Frente a la casa había una isla de rocas pardas, en realidad eran dos pero una de ellas apenas una roca un poco gorda. Por lo que decían los zánganos adolescentes que iban allí a menudo, a veces nadando, veces en botes, había buena pesca. En realidad los adolescentes de aquella casa tenían un duelo vulgar de “a ver quien la tiene más larga”, metafóricamente hablando claro, pues ambos primos se odiaban, sin paliativos. Como si fueran Caín y Caín, pero en primos hermanos. Lo cierto es que más de una vez volvieron con una buena carga de erizos de mar y un par de veces con meros algo más que grandes. El olor a mero todavía me revuelve el estómago y no ha habido régimen que haya conseguido que lo coma y el erizo de mar me parece un bicho decorativo pero una de esas cosas que me sugiere : “eso no se come”. A veces era peor.
A veces los chicos venían con pulpos, ¡que cosas verdad!, pues sí, venían con pulpos bastante grandecitos, más de un metro tranquilamente. Si por entonces hubiera conocido el art nouveau, hubiera podido encontrar algo de glamour en aquel bicho repugnante. Sin embargo, aparte de el asco, el recuerdo que tengo es otro que habla de la femineidad, la pulpeidad y la atónita mirada de un crío de nueve años ansioso de algo bello y, sobre todo, no doloroso ni brutal en medio de aquel secarral ajeno a mí hasta en sus más mínimos detalles.
Entre las Madres de familia de la tribu había una, andaluza, especialmente salerosa, del tipo esférico, siempre risueña. Cuando llegaba el pulpo, trofeo de macho vencedor, LA MADRE por excelencia del clan, se llevaba un gran disgusto, siempre se llevaba un gran disgusto y montaba un circo, pasara lo que pasara, desde que el hijo llegara tarde a que sobraran dos sardinas de la comida. Tras la función correspondiente, a la que nadie salvo yo prestaba atención alguna que no fuera la convencional para cubrir las necesidades de vedettismo de la protagonista, llegaba la Madre andaluza salerosa, agarraba al pulpo, le daba la vuelta del revés, o sea el interior hacia fuera, como un calcetín, lo cogía de lo que debía ser su estómago o algo parecido y lo golpeaba brutalmente contra el cemento del porche, una y mil veces, decían que para quitarle no sé qué, supongo que sería para ablandarlo. La imagen era brutal, feroz, despiadada, aquella mujer por lo demás encantadora era la encarnación de una furia del averno (si yo hubiera sabido que era eso) desencadenada; recuerdo el extraño sonido del animal, entre viscoso y duro, contra el suelo y a todo el mundo mirando.

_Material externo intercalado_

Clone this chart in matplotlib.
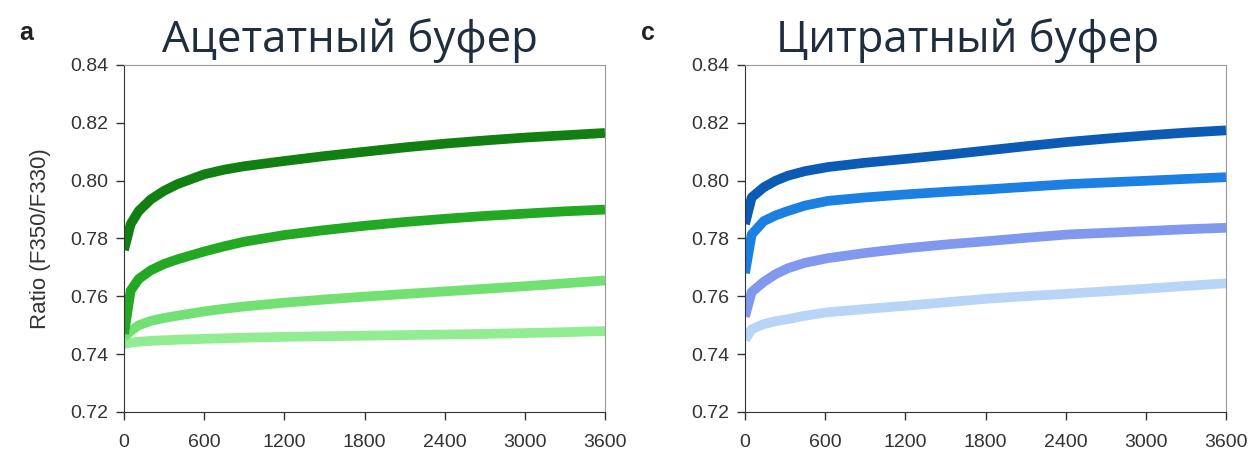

El cisne que me compró mi madre resultaba ser el único rasgo con un cierto grado de belleza, glamour si queremos, y serenidad al que me pude agarrar aquel verano. Durante los setenta los cisnes se pusieron de moda en la decoración casera y, dentro de lo posible, me hice con unos pocos. Cuando me hice mayor, esa tontería de los dieciséis años me parecieron cursis, almibarados y definitivamente insoportables así que me deshice de ellos. De algún modo el sacapuntas escapó de la masacre pajarera. En cuanto a los pulpos, para mí, simplemente no existían sino como cosas sobre las que hacer documentales, tan es así que hace apenas un par de años que puedo comerlo, pues antes su textura me hacía vomitar directamente. Natalie Portman me devolvió el interés por el sinuoso capricho de la naturaleza que es el cisne, animal con muy mala uva, dicen; y la revisión de Hokusai me hizo ver al octópodo de otro modo. No puedo por menos que reírme cuando pienso que mi sacapuntas-cisne apareció justamente cuando estoy investigando sobre la iconografía del pulpo y la mujer.
Por que la mujer es el tercero de los elementos. Cuando oigo hablar generalizando, como si fuera un absoluto, de mujeres frágiles, débiles, sometidas, invisibles, recuerdo a aquella andaluza salerosa girando sobre sí misma para tomar impulso, la violencia del choque de los tentáculos del animal y la presteza en preparar el siguiente golpe y me limito a levantar la ceja y pensar como somos capaces de engañarnos los humanos.